The report clearly and starkly described “a deadly cycle” between the Jefferson St. area and the criminal legal system. What residents lack—good healthcare, education, affordable housing, good jobs—creates an environment where police make lots of arrests for low level offenses.

The U.S. criminal justice system is a prison pipeline that incarcerates black men at six times the rate of white men. In 2003, the Bureau of Justice Statistics estimated that black men have a 1 in 3 chance of going to federal or state prison in their lifetimes.

The 37208 zip code is a largely African American district. The report said its poor residents “cyclically face physical death and social or civil death”.

The history of systemic inequality and institutional racism is well known. “From slavery to the development of the prison system to Jim Crow to redlining, every neighborhood in the United States has been impacted,” the report said.

What to do about it all is the big question.

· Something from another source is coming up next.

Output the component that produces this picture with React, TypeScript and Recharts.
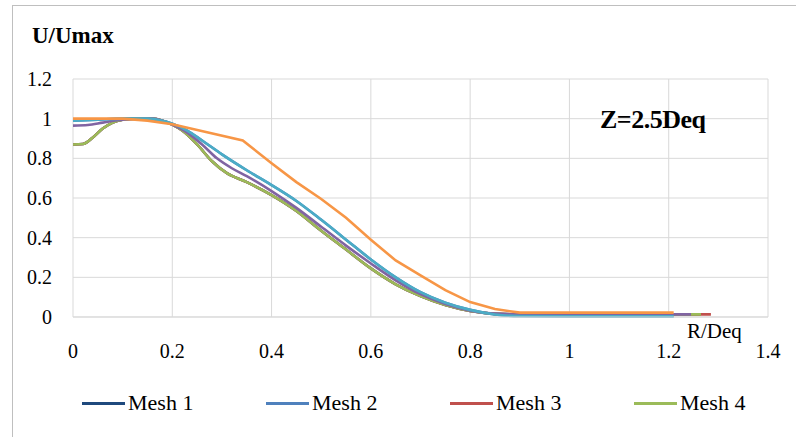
import React from "react";
import {
  LineChart,
  Line,
  XAxis,
  YAxis,
  CartesianGrid,
  Legend,
} from "recharts";

// radial position R/Deq and normalised velocity U/Umax for each run
const mesh1R = [0, 0.02, 0.04, 0.06, 0.08, 0.1, 0.13, 0.16, 0.18, 0.2, 0.22, 0.25, 0.28, 0.31, 0.35, 0.4, 0.45, 0.5, 0.55, 0.6, 0.65, 0.7, 0.75, 0.8, 0.85, 0.9, 1.0, 1.1, 1.2, 1.265];
const mesh1U = [0.87, 0.872, 0.905, 0.95, 0.98, 0.995, 1.0, 1.0, 0.99, 0.97, 0.94, 0.87, 0.785, 0.725, 0.68, 0.615, 0.535, 0.435, 0.34, 0.245, 0.165, 0.105, 0.06, 0.03, 0.016, 0.013, 0.013, 0.013, 0.013, 0.013];

const mesh2R = [0, 0.05, 0.1, 0.15, 0.18, 0.2, 0.23, 0.26, 0.3, 0.35, 0.4, 0.45, 0.5, 0.55, 0.6, 0.65, 0.7, 0.75, 0.8, 0.85, 0.9, 1.0, 1.1, 1.21];
const mesh2U = [0.99, 0.995, 1.0, 1.0, 0.99, 0.975, 0.94, 0.89, 0.82, 0.74, 0.665, 0.585, 0.49, 0.39, 0.29, 0.2, 0.125, 0.072, 0.036, 0.013, 0.005, 0.004, 0.004, 0.004];

const mesh3R = [0, 0.02, 0.04, 0.06, 0.08, 0.1, 0.13, 0.16, 0.18, 0.2, 0.22, 0.25, 0.28, 0.31, 0.35, 0.4, 0.45, 0.5, 0.55, 0.6, 0.65, 0.7, 0.75, 0.8, 0.85, 0.9, 1.0, 1.1, 1.2, 1.265, 1.285];
const mesh3U = [0.87, 0.872, 0.905, 0.95, 0.98, 0.995, 1.0, 1.0, 0.99, 0.97, 0.94, 0.87, 0.785, 0.725, 0.68, 0.615, 0.535, 0.435, 0.34, 0.245, 0.165, 0.105, 0.06, 0.03, 0.016, 0.013, 0.013, 0.013, 0.013, 0.013, 0.013];

const mesh4R = [0, 0.02, 0.04, 0.06, 0.08, 0.1, 0.13, 0.16, 0.18, 0.2, 0.22, 0.25, 0.28, 0.31, 0.35, 0.4, 0.45, 0.5, 0.55, 0.6, 0.65, 0.7, 0.75, 0.8, 0.85, 0.9, 1.0, 1.1, 1.2, 1.265];
const mesh4U = [0.87, 0.872, 0.905, 0.95, 0.98, 0.995, 1.0, 1.0, 0.99, 0.97, 0.94, 0.87, 0.785, 0.725, 0.68, 0.615, 0.535, 0.435, 0.34, 0.245, 0.165, 0.105, 0.06, 0.03, 0.016, 0.013, 0.013, 0.013, 0.013, 0.013];

const series5R = [0, 0.03, 0.06, 0.09, 0.12, 0.16, 0.18, 0.2, 0.23, 0.26, 0.29, 0.32, 0.35, 0.4, 0.45, 0.5, 0.55, 0.6, 0.65, 0.7, 0.75, 0.8, 0.85, 0.9, 1.0, 1.1, 1.2, 1.245];
const series5U = [0.965, 0.968, 0.98, 0.992, 0.998, 1.0, 0.99, 0.97, 0.93, 0.87, 0.8, 0.75, 0.71, 0.635, 0.55, 0.455, 0.36, 0.27, 0.185, 0.115, 0.065, 0.032, 0.017, 0.014, 0.013, 0.013, 0.013, 0.013];

const series6R = [0, 0.05, 0.1, 0.15, 0.18, 0.2, 0.23, 0.26, 0.3, 0.35, 0.4, 0.45, 0.5, 0.55, 0.6, 0.65, 0.7, 0.75, 0.8, 0.85, 0.9, 1.0, 1.1, 1.21];
const series6U = [0.99, 0.995, 1.0, 1.0, 0.99, 0.975, 0.94, 0.89, 0.82, 0.74, 0.665, 0.585, 0.49, 0.39, 0.29, 0.2, 0.125, 0.072, 0.036, 0.013, 0.005, 0.004, 0.004, 0.004];

const series7R = [0, 0.05, 0.1, 0.15, 0.2, 0.27, 0.342, 0.4, 0.45, 0.5, 0.55, 0.6, 0.65, 0.7, 0.75, 0.8, 0.85, 0.9, 1.0, 1.1, 1.21];
const series7U = [1.0, 1.0, 1.0, 0.99, 0.972, 0.932, 0.89, 0.775, 0.68, 0.595, 0.5, 0.39, 0.285, 0.21, 0.135, 0.075, 0.04, 0.022, 0.022, 0.022, 0.022];

const xTicks = [0, 0.2, 0.4, 0.6, 0.8, 1, 1.2, 1.4];
const yTicks = [0, 0.2, 0.4, 0.6, 0.8, 1, 1.2];

const FONT = "Liberation Serif, Tinos, DejaVu Serif, serif";

const toPoints = (r: number[], u: number[]) => r.map((v, i) => ({ r: v, u: u[i] }));

const series = [
  { name: "Mesh 1", color: "#1F497D", data: toPoints(mesh1R, mesh1U), legend: true, type: "monotone" },
  { name: "Mesh 2", color: "#4F81BD", data: toPoints(mesh2R, mesh2U), legend: true, type: "monotone" },
  { name: "Mesh 3", color: "#C0504D", data: toPoints(mesh3R, mesh3U), legend: true, type: "monotone" },
  { name: "Mesh 4", color: "#9BBB59", data: toPoints(mesh4R, mesh4U), legend: true, type: "monotone" },
  { name: "Series 5", color: "#8064A2", data: toPoints(series5R, series5U), legend: false, type: "monotone" },
  { name: "Series 6", color: "#4BACC6", data: toPoints(series6R, series6U), legend: false, type: "monotone" },
  { name: "Series 7", color: "#F79646", data: toPoints(series7R, series7U), legend: false, type: "linear" },
];

const legendItems = series.filter((s) => s.legend);

const renderLegend = () => (
  <div style={{ position: "relative", width: 796, height: 36 }}>
    {legendItems.map((s, i) => (
      <div
        key={s.name}
        style={{
          position: "absolute",
          left: 82 + i * 184,
          top: 0,
          height: 36,
          display: "flex",
          alignItems: "center",
          fontFamily: FONT,
          fontSize: 22,
          color: "#000",
          whiteSpace: "nowrap",
        }}
      >
        <span style={{ display: "inline-block", width: 43, height: 3, background: s.color, marginRight: 3 }} />
        <span>{s.name}</span>
      </div>
    ))}
  </div>
);

export default function App() {
  return (
    <div
      style={{
        position: "absolute",
        left: 0,
        top: 0,
        width: 796,
        height: 437,
        background: "#fff",
        overflow: "hidden",
        fontFamily: FONT,
      }}
    >
      <div
        style={{
          position: "absolute",
          left: 12,
          top: 5,
          right: 0,
          bottom: 0,
          borderLeft: "1px solid #bfbfbf",
          borderTop: "1px solid #bfbfbf",
        }}
      />
      <LineChart
        width={796}
        height={437}
        margin={{ top: 79, right: 28, bottom: 80, left: 0 }}
        style={{ position: "absolute", left: 0, top: 0, fontFamily: FONT }}
      >
        <CartesianGrid stroke="#d9d9d9" strokeWidth={1} />
        <XAxis
          dataKey="r"
          type="number"
          domain={[0, 1.4]}
          ticks={xTicks}
          allowDataOverflow
          height={40}
          axisLine={{ stroke: "#d9d9d9" }}
          tickLine={false}
          tickSize={0}
          tickMargin={27}
          tick={{ fill: "#000", fontSize: 20, fontFamily: FONT }}
        />
        <YAxis
          type="number"
          domain={[0, 1.2]}
          ticks={yTicks}
          width={73}
          axisLine={false}
          tickLine={false}
          tickSize={0}
          tickMargin={21}
          tick={{ fill: "#000", fontSize: 20, fontFamily: FONT }}
        />
        <Legend
          layout="horizontal"
          verticalAlign="middle"
          align="center"
          wrapperStyle={{ top: 385, left: 0, width: 796 }}
          content={renderLegend}
        />
        {series.map((s) => (
          <Line
            key={s.name}
            name={s.name}
            data={s.data}
            dataKey="u"
            type={s.type as "monotone" | "linear"}
            stroke={s.color}
            strokeWidth={2.6}
            dot={false}
            activeDot={false}
            legendType={s.legend ? "line" : "none"}
            isAnimationActive={false}
          />
        ))}
      </LineChart>
      <svg
        width={796}
        height={437}
        style={{ position: "absolute", left: 0, top: 0, pointerEvents: "none", fontFamily: FONT }}
      >
        <text x={32} y={43} fontSize={23} fontWeight="bold" fill="#000">
          U/Umax
        </text>
        <text x={600} y={128} fontSize={26} fontWeight="bold" letterSpacing={-0.5} fill="#000">
          Z=2.5Deq
        </text>
        <text x={687} y={338} fontSize={21} fill="#000">
          R/Deq
        </text>
      </svg>
    </div>
  );
}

The report presents a complicated picture with two different but related goals: restoration and prevention.

“While we must support residents and families whose lives have been endangered and negatively affected by incarceration and racist policing practices, we must also prevent crime, violence, and violent systems from affecting families in the first place,” the report said.

Among its recommendations about reparations and reentry:

  • Reduce, eliminate, and reform criminal justice fines and fees practices.
  • Support programs to increase opportunities for driver’s license reinstatement.
  • Work with judges to reform and end money bail practices
  • Reduce pre-trial detention.
  • Increase opportunities for records expungement and voting rights restoration.
  • Increase access to affordable housing for inmates leaving incarceration.
  • Expand restorative justice practices in the criminal legal system.
  • Conduct audits of the privatization of incarceration and probation systems.

The report suggested three things that can be done right away.

  • Draft and pass a Metro Council resolution requiring Metro to complete and release the criminal justice fines and fees study.
  • Support, expand, and promote the Music City Community Court to connect residents with records expungement, voting rights restoration, driver’s license reinstatement, access to jobs, housing, and other supportive services.
  • Work with the Tennessee General Assembly to pass legislation to immediately restore voting rights of individuals convicted of felonies once they’ve served their sentences.

Regarding policing, the report recommended adopting a neighborhood policing policy, eliminating racial disparities in traffic stops for non-moving violations, and creating a strategic plan “for the entire criminal legal system”.

The report advised increased funding for youth development programs and continued support for the Nashville After School Zone Alliance. It also called for funds to complete the renovation of the McGruder Family Resource Center, and urged Metro Council to order a strategic plan for public safety.

The report made 9 community engagement recommendations. Among them were a 37208 advisory committee, town halls, voter registration events, and the creation of a Community Foundation Fund earmarked for 37208.